Switzerland’s central bank made its most desperate attempt yet to save local industry from a disastrous currency appreciation caused by inflows of capital seeking a ‘safe haven’ from turbulent markets across the world.
The Swiss National Bank said it would cut the rate on deposits over 10 million francs ($9.76 million) to -0.25%, in an effort to stop banks buying its currency. The ceiling is set at CHF20 million for the country’s largest banks, such as UBS AG (UBS) and Credit Suisse AG (CS).
The SNB has been capping the franc’s exchange rate against the euro since 2011 in an effort to stop Europeans fleeing the sovereign debt crisis, and the currency has hardly retreated from that cap even in the two years since the worst of the crisis passed.
“The Swiss franc has been experiencing renewed upward pressure vis-à-vis the euro in the last few days,” SNB governor Thomas Jordan said in a statement, citing “rapidly mounting uncertainty on the financial markets.”
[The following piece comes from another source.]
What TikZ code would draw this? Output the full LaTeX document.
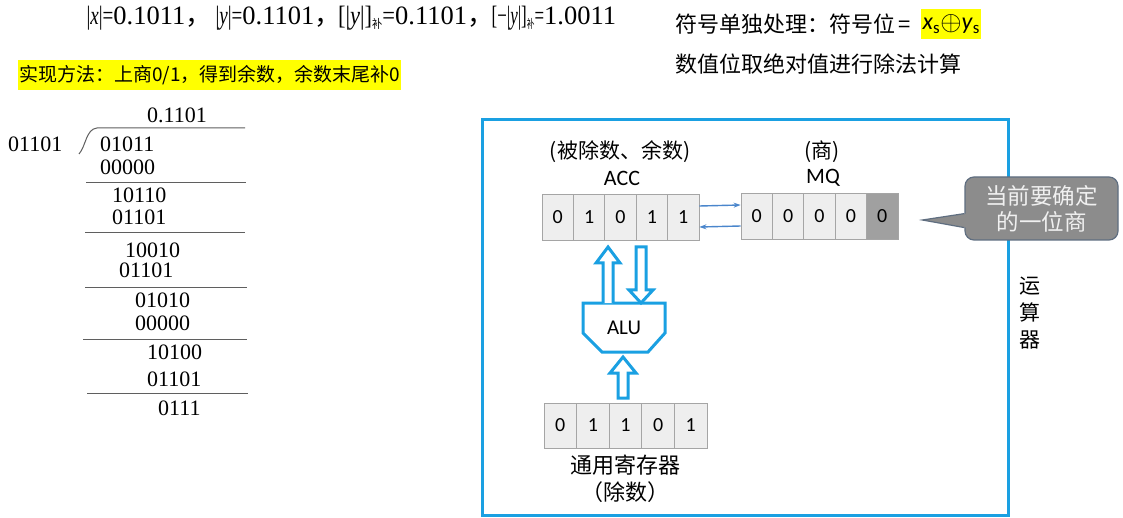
\documentclass[tikz,border=0pt]{standalone}
\usepackage{graphicx}
\usepackage{fontspec}
\setmainfont{Liberation Serif}
\newfontfamily\cjk{Noto Sans CJK SC}
\newfontfamily\calib{Carlito}
\usetikzlibrary{calc,arrows.meta}
\definecolor{boxblue}{RGB}{26,160,226}
\definecolor{linkblue}{RGB}{74,134,204}
\definecolor{cellfill}{RGB}{238,238,238}
\definecolor{celledge}{RGB}{165,165,165}
\definecolor{celldark}{RGB}{160,160,160}
\definecolor{notefill}{RGB}{140,140,140}
\definecolor{noteedge}{RGB}{95,110,128}
\definecolor{notetext}{RGB}{240,240,240}
\definecolor{hl}{RGB}{255,255,0}
\definecolor{rulegray}{RGB}{95,95,95}
\newcommand{\bu}{\raisebox{-4pt}{\cjk\fontsize{12}{12}\selectfont 补}}
\newcommand{\vb}{\textbar}
\newcommand{\fcomma}{\makebox[11pt][l]{\cjk ，}}
\begin{document}
\begin{tikzpicture}[x=1pt,y=-1pt,
  num/.style={inner sep=0pt, anchor=west, font=\fontsize{22}{26}\selectfont},
  fnum/.style={inner sep=0pt, anchor=base west, font=\fontsize{26.5}{30}\selectfont},
  divrule/.style={draw=rulegray, line width=1pt},
  cjktext/.style={inner sep=0pt, anchor=west, font=\cjk\fontsize{22}{26}\selectfont},
  cell/.style={draw=celledge, fill=cellfill, line width=0.8pt, minimum width=31.4pt,
    minimum height=46pt, inner sep=0pt, font=\calib\fontsize{20}{24}\selectfont},
  reglabel/.style={inner sep=0pt, font=\calib\fontsize{22}{26}\selectfont},
  hollow/.style={draw=boxblue, line width=3pt, fill=white, line join=miter},
  link/.style={draw=linkblue, line width=1.4pt, -{Stealth[length=7pt,width=5pt]}},
  notebox/.style={draw=noteedge, fill=notefill, line width=1.2pt, rounded corners=9pt,
    minimum width=153pt, minimum height=63pt, align=center, text=notetext,
    font=\cjk\fontsize{22.5}{26}\selectfont}
]
\fill[white] (0,0) rectangle (1123,518);
\useasboundingbox (0,0) rectangle (1123,518);

% absolute values and complements
\node[fnum] (fx) at (86.4,25) {\scalebox{0.72}[1]{\vb\textit{x}\vb=}0.1011\fcomma};
\node[fnum] (fy) at (215.4,25) {\scalebox{0.72}[1]{\vb\textit{y}\vb=}0.1101\fcomma};
\node[fnum] (fyc) at (338,25) {\scalebox{0.85}[1]{[\vb\textit{y}\vb]\bu=}0.1101\fcomma};
\node[fnum] (fnyc) at (491.5,25) {\scalebox{0.64}[1]{[−\vb\textit{y}\vb]\bu=}1.0011};

% method, highlighted
\node[cjktext, fill=hl, inner xsep=1pt, minimum height=30pt, font=\cjk\fontsize{19}{24}\selectfont]
  (method) at (18,75) {实现方法：上商0/1，得到余数，余数末尾补0};

% sign handling
\node[cjktext] (sign) at (675,24) {符号单独处理：符号位\,=\,};
\node[inner sep=0pt, anchor=west, fill=hl, minimum height=30pt, inner xsep=1.5pt,
  font=\calib\fontsize{24}{28}\selectfont] (signxor) at ([xshift=6pt]sign.east)
  {\textit{x}\textsubscript{s}\raisebox{-0.5pt}{\scalebox{1.1}{$\oplus$}}\textit{y}\textsubscript{s}};
\node[cjktext] (magn) at (675,64) {数值位取绝对值进行除法计算};

% long division
\node[num] (quot) at (147,115) {0.1101};
\node[num] (divisor) at (8,144) {01101};
\foreach \t/\x/\y [count=\k] in {01011/100/144, 00000/100/167, 10110/112/195, 01101/112/217,
  10010/125/250, 01101/119/270, 01010/135/300, 00000/135/323,
  10100/147/352, 01101/147/379, 0111/158/408}
  \node[num] (row\k) at (\x,\y) {\t};
\draw[divrule] (79,154) .. controls (86,146) and (86,129) .. (97,128) -- (245,128);
\draw[divrule] (86,183) -- (246,183);
\draw[divrule] (85,233) -- (245,233);
\draw[divrule] (85,288) -- (247,288);
\draw[divrule] (83,339) -- (247,339);
\draw[divrule] (87,393) -- (248,393);

% arithmetic unit frame
\draw[boxblue, line width=3pt] (482,120) rectangle (1008,515);

% ACC
\foreach \b [count=\i] in {0,1,0,1,1}
  \node[cell] (acc\i) at ({557.7+31.4*(\i-1)},217) {\b};
\node[reglabel, font=\cjk\fontsize{21}{26}\selectfont] (acclab) at (620,152) {(被除数、余数)};
\node[reglabel] (accname) at (622,178) {ACC};

% MQ
\foreach \b [count=\i] in {0,0,0,0}
  \node[cell] (mq\i) at ({756.7+31.4*(\i-1)},216) {\b};
\node[cell, fill=celldark] (mq5) at ({756.7+31.4*4},216) {0};
\node[reglabel, font=\cjk\fontsize{21}{26}\selectfont] (mqlab) at (822,152) {(商)};
\node[reglabel] (mqname) at (823,178) {MQ};

% transfers between ACC and MQ
\draw[link] ($(acc5.east)+(0,-11)$) -- ($(mq1.west)+(0,-11)$);
\draw[link] ($(mq1.west)+(0,10)$) -- ($(acc5.east)+(0,10)$);

% general register
\foreach \b [count=\i] in {0,1,1,0,1}
  \node[cell, minimum width=32.6pt, minimum height=45pt] (gr\i) at ({560.3+32.6*(\i-1)},425.5) {\b};
\node[cjktext, anchor=center] (grname) at (625,465) {通用寄存器};
\node[cjktext, anchor=center] (grrole) at (625,492) {（除数）};

% ALU
\draw[hollow] (583,303) -- (665,303) -- (665,333) -- (648,352) -- (602,352) -- (583,333) -- cycle;
\node[reglabel, font=\calib\fontsize{21}{26}\selectfont] (alu) at (624,328) {ALU};

% wide data paths
\draw[hollow] (603,303) -- (603,263) -- (596,263) -- (608,247) -- (620,263) -- (613,263) -- (613,303);
\draw[hollow] (636,247) -- (646,247) -- (646,290) -- (653,290) -- (641,303) -- (629,290) -- (636,290) -- cycle;
\draw[hollow] (618,398) -- (618,373) -- (610,373) -- (623,357) -- (636,373) -- (628,373) -- (628,398) -- cycle;

% unit name
\node[font=\cjk\fontsize{21}{27}\selectfont, align=center, inner sep=0pt] (unitname) at (1030,313) {运\\算\\器};

% note on the current quotient bit
\coordinate (tip) at ($(mq5.east)+(24,4)$);
\node[notebox] (note) at (1041.5,208.5) {当前要确定\\的一位商};
\fill[notefill] ($(note.south west)+(1.5,-13)$) -- (tip) -- ($(note.south west)+(1.5,-27)$) -- cycle;
\draw[noteedge, line width=1.2pt, line join=miter] ($(note.south west)+(0,-13)$) -- (tip) -- ($(note.south west)+(0,-27)$);
\end{tikzpicture}
\end{document}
“The crisis in Russia was a major contributory factor in this development,” he added. Some market participants inferred that he had been referring to inflows directly from Russians afraid that their country would introduce capital controls.
Jordan didn’t confirm that, but London-based spread betting firm City Index warned that the bank will have to do more, predicting a rising tide of capital flight from Russia.
Jordan was more concerned about making sure that the franc doesn’t break its ceiling of 1.20 the euro, the SNB having decided in 2011 that this is the level above which Swiss industry can’t compete with producers in the Eurozone, which surrounds Switzerland on all sides and is by far the country’s biggest trading partner.
“To this end, we are prepared to purchase foreign currency in
unlimited quantities and to take further measures, if required,” Jordan said, adding in later remarks that the SNB could cut interest rates still further.
That’s a significant difference from European Central Bank President Mario Draghi, who has abandoned the idea of further rate cuts and is instead trying to push his bank in the direction of ‘quantitative easing’, after the fashion of the Federal Reserve. Both central banks are struggling with a collapse in inflation that is threatening to turn into a destructive, deflationary spiral.
The SNB’s move comes as fresh political uncertainty in Greece is again prompting people to switch out of euros into the franc. The Greek parliament yesterday failed in its attempt to elect a new president. If it fails again in two further votes, then new elections may be called by the end of January–with a strong possibility that they will be won by the Syriza party, which has threatened to default on the country’s bailout loans.